Being a parent is one of the greatest joys in life. But when parents divorce or separate, complications often develop over the amount of parenting time for former partners. Even co-parents who still get along can disagree over custody and visitation.
One of the hurdles fathers face is the stereotype that the courts always favor mothers in child custody disputes. However, the rights of both parents are considered equal under Pennsylvania law. Still, statistics show that dads receive significantly less parenting time in the Keystone State.
Where Pennsylvania fathers rank in custody allocation
A recent study looked at fathers’ shares of parenting time in all 50 states. Twenty states tied for first place, with custody split evenly at 50%. The national average shows dads receive about 35% of parenting time.

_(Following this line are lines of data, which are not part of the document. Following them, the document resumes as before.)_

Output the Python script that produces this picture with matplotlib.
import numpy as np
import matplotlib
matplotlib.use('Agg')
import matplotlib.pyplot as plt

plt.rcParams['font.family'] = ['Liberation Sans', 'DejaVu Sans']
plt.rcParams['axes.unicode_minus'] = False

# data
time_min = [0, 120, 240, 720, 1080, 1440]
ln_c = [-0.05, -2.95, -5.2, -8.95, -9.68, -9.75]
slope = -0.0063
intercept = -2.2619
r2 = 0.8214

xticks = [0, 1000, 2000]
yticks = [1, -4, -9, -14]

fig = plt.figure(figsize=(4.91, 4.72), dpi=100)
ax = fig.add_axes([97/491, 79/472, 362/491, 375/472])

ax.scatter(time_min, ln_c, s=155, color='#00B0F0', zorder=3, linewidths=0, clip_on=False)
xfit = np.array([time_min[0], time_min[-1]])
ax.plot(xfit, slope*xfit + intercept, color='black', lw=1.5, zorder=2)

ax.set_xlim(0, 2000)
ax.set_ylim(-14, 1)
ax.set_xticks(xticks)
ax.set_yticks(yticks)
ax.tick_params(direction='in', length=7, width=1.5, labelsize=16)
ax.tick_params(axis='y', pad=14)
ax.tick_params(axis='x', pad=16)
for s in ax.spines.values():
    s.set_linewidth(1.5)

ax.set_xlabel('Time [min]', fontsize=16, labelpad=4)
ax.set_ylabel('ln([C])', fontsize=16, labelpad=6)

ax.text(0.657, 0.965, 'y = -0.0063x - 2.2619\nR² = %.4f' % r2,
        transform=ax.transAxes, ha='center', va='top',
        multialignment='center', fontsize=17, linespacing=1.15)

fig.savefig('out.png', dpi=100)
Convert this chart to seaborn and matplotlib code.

But in Pennsylvania, divorced or separated fathers ranked 31st in the survey, receiving just over 28% of parenting time.
Other nationwide custody statistics
Careers, location and several other factors influence custody decisions. Employment website Legal Jobs conducted a study last year drawing these conclusions about child custody:
- 90% of parents settle custody without a judge’s ruling
- The U.S. has 12.9 million custodial parents
- Nearly three-quarters of custodial fathers have full-time jobs
- Both parents agree mothers should have custody in 51% of cases
- Moms make up almost 80% of custodial parents
- Only 4% of custody cases go to trial
The study reflects that custody cases follow a political pattern, with fathers getting a higher percentage of parenting time, on average, in blue states.
Dads continue to fight the stigma of being single parents
While fathers have equal footing in the eyes of the law in Pennsylvania, many still believe mothers will always receive the benefit of the doubt in custody and visitation matters. However, obtaining experienced legal advice is crucial before you agree to a custody arrangement.
While custody orders can be modified later on, it can be more difficult when dads agree to initial temporary or permanent arrangements that result in limited access to their kids. The court will look at that plan when determining your future parenting role.